• EXERCISE REQUIREMENTS
Render the material again word for word, skipping the pictures in it.

═════ PROVIDED DATA ═════

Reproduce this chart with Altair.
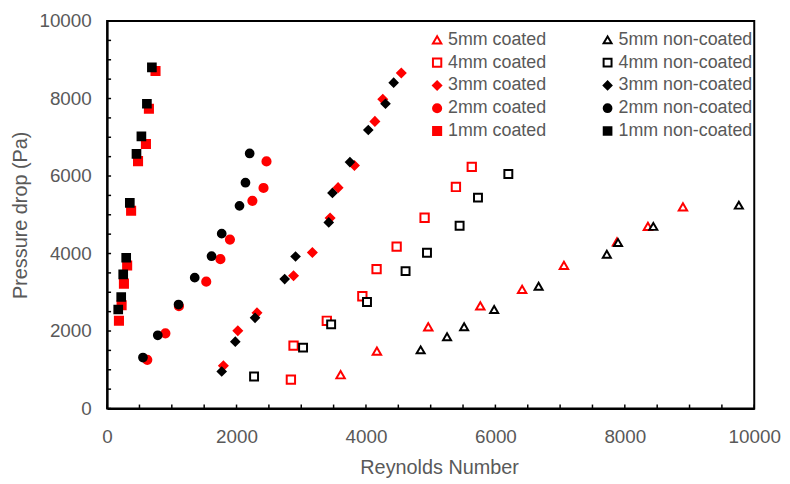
import altair as alt
import pandas as pd

# ---- data ----
series_names = ["5mm coated", "5mm non-coated", "4mm coated", "4mm non-coated",
                "3mm coated", "3mm non-coated", "2mm coated", "2mm non-coated",
                "1mm coated", "1mm non-coated"]

re_5c = [3608, 4169, 4963, 5767, 6413, 7059, 7879, 8357, 8898]
dp_5c = [872, 1479, 2110, 2649, 3077, 3692, 4300, 4700, 5205]
re_5n = [4845, 5253, 5517, 5981, 6668, 7722, 7895, 8440, 9762]
dp_5n = [1513, 1854, 2110, 2556, 3154, 3982, 4282, 4700, 5248]

re_4c = [2840, 2881, 3395, 3944, 4164, 4474, 4906, 5390, 5635]
dp_4c = [744, 1623, 2264, 2897, 3597, 4179, 4923, 5718, 6238]
re_4n = [2271, 3028, 3462, 4016, 4612, 4943, 5447, 5731, 6200]
dp_4n = [828, 1572, 2172, 2751, 3546, 4018, 4718, 5443, 6051]

re_3c = [1797, 2020, 2316, 2881, 3172, 3446, 3569, 3822, 4138, 4260, 4546]
dp_3c = [1103, 2008, 2469, 3428, 4025, 4915, 5700, 6274, 7410, 7982, 8659]
re_3n = [1771, 1981, 2286, 2744, 2912, 3425, 3482, 3752, 4036, 4302, 4428]
dp_3n = [956, 1726, 2341, 3341, 3923, 4803, 5564, 6359, 7187, 7864, 8410]

re_2c = [621, 901, 1110, 1532, 1751, 1898, 2245, 2417, 2463]
dp_2c = [1256, 1941, 2641, 3274, 3854, 4359, 5359, 5692, 6377]
re_2n = [554, 783, 1104, 1354, 1614, 1771, 2046, 2138, 2203]
dp_2n = [1315, 1890, 2684, 3377, 3931, 4513, 5231, 5828, 6582]

re_1c = [183, 224, 260, 310, 371, 478, 600, 646, 748]
dp_1c = [2264, 2667, 3223, 3692, 5102, 6384, 6828, 7735, 8710]
re_1n = [172, 218, 249, 295, 351, 454, 530, 615, 692]
dp_1n = [2556, 2879, 3461, 3890, 5307, 6572, 7025, 7864, 8802]

x_ticks = [0, 500, 1000, 1500, 2000, 2500, 3000, 3500, 4000, 4500, 5000,
           5500, 6000, 6500, 7000, 7500, 8000, 8500, 9000, 9500, 10000]
y_ticks = x_ticks
label_values = [0, 2000, 4000, 6000, 8000, 10000]

# legend order (column-major fill: coated column, then non-coated column)
legend_order = [s for s in series_names if "non" not in s] + [s for s in series_names if "non" in s]

# ---- styles ----
style = {
    "5mm coated": ("triangle-up", "#FF0000", "white", 72),
    "5mm non-coated": ("triangle-up", "#000000", "white", 72),
    "4mm coated": ("square", "#FF0000", "white", 60),
    "4mm non-coated": ("square", "#000000", "white", 60),
    "3mm coated": ("diamond", "#FF0000", "#FF0000", 64),
    "3mm non-coated": ("diamond", "#000000", "#000000", 64),
    "2mm coated": ("circle", "#FF0000", "#FF0000", 64),
    "2mm non-coated": ("circle", "#000000", "#000000", 64),
    "1mm coated": ("square", "#FF0000", "#FF0000", 90),
    "1mm non-coated": ("square", "#000000", "#000000", 90),
}
shapes = [style[s][0] for s in legend_order]
strokes = [style[s][1] for s in legend_order]
fills = [style[s][2] for s in legend_order]
sizes = [style[s][3] for s in legend_order]

series_data = {
    "5mm coated": (re_5c, dp_5c), "5mm non-coated": (re_5n, dp_5n),
    "4mm coated": (re_4c, dp_4c), "4mm non-coated": (re_4n, dp_4n),
    "3mm coated": (re_3c, dp_3c), "3mm non-coated": (re_3n, dp_3n),
    "2mm coated": (re_2c, dp_2c), "2mm non-coated": (re_2n, dp_2n),
    "1mm coated": (re_1c, dp_1c), "1mm non-coated": (re_1n, dp_1n),
}
rows = []
for s in legend_order:
    xs, ys = series_data[s]
    for a, b in zip(xs, ys):
        rows.append({"series": s, "Re": a, "dp": b})
df = pd.DataFrame(rows)

FONT = "Liberation Sans"
GREY = "#595959"
W, H = 653, 391

x_enc = alt.X("Re:Q", title="Reynolds Number",
              scale=alt.Scale(domain=[0, 10000], nice=False, zero=True),
              axis=alt.Axis(values=label_values, format="d", ticks=False, grid=False,
                            domainColor="black", domainWidth=2,
                            labelFont=FONT, labelFontSize=19, labelColor=GREY,
                            labelPadding=19, labelFlush=False,
                            titleFont=FONT, titleFontSize=20, titleColor=GREY,
                            titleFontWeight="normal", titleX=335, titleY=60,
                            titleBaseline="middle"))
y_enc = alt.Y("dp:Q", title="Pressure drop (Pa)",
              scale=alt.Scale(domain=[0, 10000], nice=False, zero=True),
              axis=alt.Axis(values=label_values, format="d", ticks=False, grid=False,
                            domainColor="black", domainWidth=2,
                            labelFont=FONT, labelFontSize=19, labelColor=GREY,
                            labelPadding=16, labelFlush=False,
                            titleFont=FONT, titleFontSize=20, titleColor=GREY,
                            titleFontWeight="normal", titleX=-87, titleY=H / 2,
                            titleBaseline="middle", titleAlign="center"))

leg = alt.Legend(title=None, orient="none", legendX=324, legendY=10, columns=2,
                 columnPadding=52, rowPadding=5, labelFont=FONT, labelFontSize=18,
                 labelColor=GREY, labelOffset=2, symbolStrokeWidth=2, padding=0)

points = alt.Chart(df).mark_point(strokeWidth=2, opacity=1).encode(
    x=x_enc, y=y_enc,
    shape=alt.Shape("series:N", scale=alt.Scale(domain=legend_order, range=shapes), legend=leg),
    stroke=alt.Stroke("series:N", scale=alt.Scale(domain=legend_order, range=strokes), legend=leg),
    fill=alt.Fill("series:N", scale=alt.Scale(domain=legend_order, range=fills), legend=leg),
    size=alt.Size("series:N", scale=alt.Scale(domain=legend_order, range=sizes), legend=leg),
)

xt = pd.DataFrame({"Re": x_ticks})
yt = pd.DataFrame({"dp": y_ticks})
xtick_layer = alt.Chart(xt).mark_rule(color="black", strokeWidth=1.5).encode(
    x=x_enc, y=alt.value(H), y2=alt.value(H - 4))
ytick_layer = alt.Chart(yt).mark_rule(color="black", strokeWidth=1.5).encode(
    y=y_enc, x=alt.value(0), x2=alt.value(4))

chart = alt.layer(xtick_layer, ytick_layer, points).properties(
    width=W, height=H,
    autosize=alt.AutoSizeParams(type="none"),
    padding={"left": 100, "top": 11, "right": 28, "bottom": 72},
).configure_view(stroke="black", strokeWidth=2)

chart.save("out.html", embed_options={"renderer": "svg", "actions": False})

═════

• RESULT FOR THIS TASK
Reproduce this chart with Altair.
import altair as alt
import pandas as pd

# ---- data ----
series_names = ["5mm coated", "5mm non-coated", "4mm coated", "4mm non-coated",
                "3mm coated", "3mm non-coated", "2mm coated", "2mm non-coated",
                "1mm coated", "1mm non-coated"]

re_5c = [3608, 4169, 4963, 5767, 6413, 7059, 7879, 8357, 8898]
dp_5c = [872, 1479, 2110, 2649, 3077, 3692, 4300, 4700, 5205]
re_5n = [4845, 5253, 5517, 5981, 6668, 7722, 7895, 8440, 9762]
dp_5n = [1513, 1854, 2110, 2556, 3154, 3982, 4282, 4700, 5248]

re_4c = [2840, 2881, 3395, 3944, 4164, 4474, 4906, 5390, 5635]
dp_4c = [744, 1623, 2264, 2897, 3597, 4179, 4923, 5718, 6238]
re_4n = [2271, 3028, 3462, 4016, 4612, 4943, 5447, 5731, 6200]
dp_4n = [828, 1572, 2172, 2751, 3546, 4018, 4718, 5443, 6051]

re_3c = [1797, 2020, 2316, 2881, 3172, 3446, 3569, 3822, 4138, 4260, 4546]
dp_3c = [1103, 2008, 2469, 3428, 4025, 4915, 5700, 6274, 7410, 7982, 8659]
re_3n = [1771, 1981, 2286, 2744, 2912, 3425, 3482, 3752, 4036, 4302, 4428]
dp_3n = [956, 1726, 2341, 3341, 3923, 4803, 5564, 6359, 7187, 7864, 8410]

re_2c = [621, 901, 1110, 1532, 1751, 1898, 2245, 2417, 2463]
dp_2c = [1256, 1941, 2641, 3274, 3854, 4359, 5359, 5692, 6377]
re_2n = [554, 783, 1104, 1354, 1614, 1771, 2046, 2138, 2203]
dp_2n = [1315, 1890, 2684, 3377, 3931, 4513, 5231, 5828, 6582]

re_1c = [183, 224, 260, 310, 371, 478, 600, 646, 748]
dp_1c = [2264, 2667, 3223, 3692, 5102, 6384, 6828, 7735, 8710]
re_1n = [172, 218, 249, 295, 351, 454, 530, 615, 692]
dp_1n = [2556, 2879, 3461, 3890, 5307, 6572, 7025, 7864, 8802]

x_ticks = [0, 500, 1000, 1500, 2000, 2500, 3000, 3500, 4000, 4500, 5000,
           5500, 6000, 6500, 7000, 7500, 8000, 8500, 9000, 9500, 10000]
y_ticks = x_ticks
label_values = [0, 2000, 4000, 6000, 8000, 10000]

# legend order (column-major fill: coated column, then non-coated column)
legend_order = [s for s in series_names if "non" not in s] + [s for s in series_names if "non" in s]

# ---- styles ----
style = {
    "5mm coated": ("triangle-up", "#FF0000", "white", 72),
    "5mm non-coated": ("triangle-up", "#000000", "white", 72),
    "4mm coated": ("square", "#FF0000", "white", 60),
    "4mm non-coated": ("square", "#000000", "white", 60),
    "3mm coated": ("diamond", "#FF0000", "#FF0000", 64),
    "3mm non-coated": ("diamond", "#000000", "#000000", 64),
    "2mm coated": ("circle", "#FF0000", "#FF0000", 64),
    "2mm non-coated": ("circle", "#000000", "#000000", 64),
    "1mm coated": ("square", "#FF0000", "#FF0000", 90),
    "1mm non-coated": ("square", "#000000", "#000000", 90),
}
shapes = [style[s][0] for s in legend_order]
strokes = [style[s][1] for s in legend_order]
fills = [style[s][2] for s in legend_order]
sizes = [style[s][3] for s in legend_order]

series_data = {
    "5mm coated": (re_5c, dp_5c), "5mm non-coated": (re_5n, dp_5n),
    "4mm coated": (re_4c, dp_4c), "4mm non-coated": (re_4n, dp_4n),
    "3mm coated": (re_3c, dp_3c), "3mm non-coated": (re_3n, dp_3n),
    "2mm coated": (re_2c, dp_2c), "2mm non-coated": (re_2n, dp_2n),
    "1mm coated": (re_1c, dp_1c), "1mm non-coated": (re_1n, dp_1n),
}
rows = []
for s in legend_order:
    xs, ys = series_data[s]
    for a, b in zip(xs, ys):
        rows.append({"series": s, "Re": a, "dp": b})
df = pd.DataFrame(rows)

FONT = "Liberation Sans"
GREY = "#595959"
W, H = 653, 391

x_enc = alt.X("Re:Q", title="Reynolds Number",
              scale=alt.Scale(domain=[0, 10000], nice=False, zero=True),
              axis=alt.Axis(values=label_values, format="d", ticks=False, grid=False,
                            domainColor="black", domainWidth=2,
                            labelFont=FONT, labelFontSize=19, labelColor=GREY,
                            labelPadding=19, labelFlush=False,
                            titleFont=FONT, titleFontSize=20, titleColor=GREY,
                            titleFontWeight="normal", titleX=335, titleY=60,
                            titleBaseline="middle"))
y_enc = alt.Y("dp:Q", title="Pressure drop (Pa)",
              scale=alt.Scale(domain=[0, 10000], nice=False, zero=True),
              axis=alt.Axis(values=label_values, format="d", ticks=False, grid=False,
                            domainColor="black", domainWidth=2,
                            labelFont=FONT, labelFontSize=19, labelColor=GREY,
                            labelPadding=16, labelFlush=False,
                            titleFont=FONT, titleFontSize=20, titleColor=GREY,
                            titleFontWeight="normal", titleX=-87, titleY=H / 2,
                            titleBaseline="middle", titleAlign="center"))

leg = alt.Legend(title=None, orient="none", legendX=324, legendY=10, columns=2,
                 columnPadding=52, rowPadding=5, labelFont=FONT, labelFontSize=18,
                 labelColor=GREY, labelOffset=2, symbolStrokeWidth=2, padding=0)

points = alt.Chart(df).mark_point(strokeWidth=2, opacity=1).encode(
    x=x_enc, y=y_enc,
    shape=alt.Shape("series:N", scale=alt.Scale(domain=legend_order, range=shapes), legend=leg),
    stroke=alt.Stroke("series:N", scale=alt.Scale(domain=legend_order, range=strokes), legend=leg),
    fill=alt.Fill("series:N", scale=alt.Scale(domain=legend_order, range=fills), legend=leg),
    size=alt.Size("series:N", scale=alt.Scale(domain=legend_order, range=sizes), legend=leg),
)

xt = pd.DataFrame({"Re": x_ticks})
yt = pd.DataFrame({"dp": y_ticks})
xtick_layer = alt.Chart(xt).mark_rule(color="black", strokeWidth=1.5).encode(
    x=x_enc, y=alt.value(H), y2=alt.value(H - 4))
ytick_layer = alt.Chart(yt).mark_rule(color="black", strokeWidth=1.5).encode(
    y=y_enc, x=alt.value(0), x2=alt.value(4))

chart = alt.layer(xtick_layer, ytick_layer, points).properties(
    width=W, height=H,
    autosize=alt.AutoSizeParams(type="none"),
    padding={"left": 100, "top": 11, "right": 28, "bottom": 72},
).configure_view(stroke="black", strokeWidth=2)

chart.save("out.html", embed_options={"renderer": "svg", "actions": False})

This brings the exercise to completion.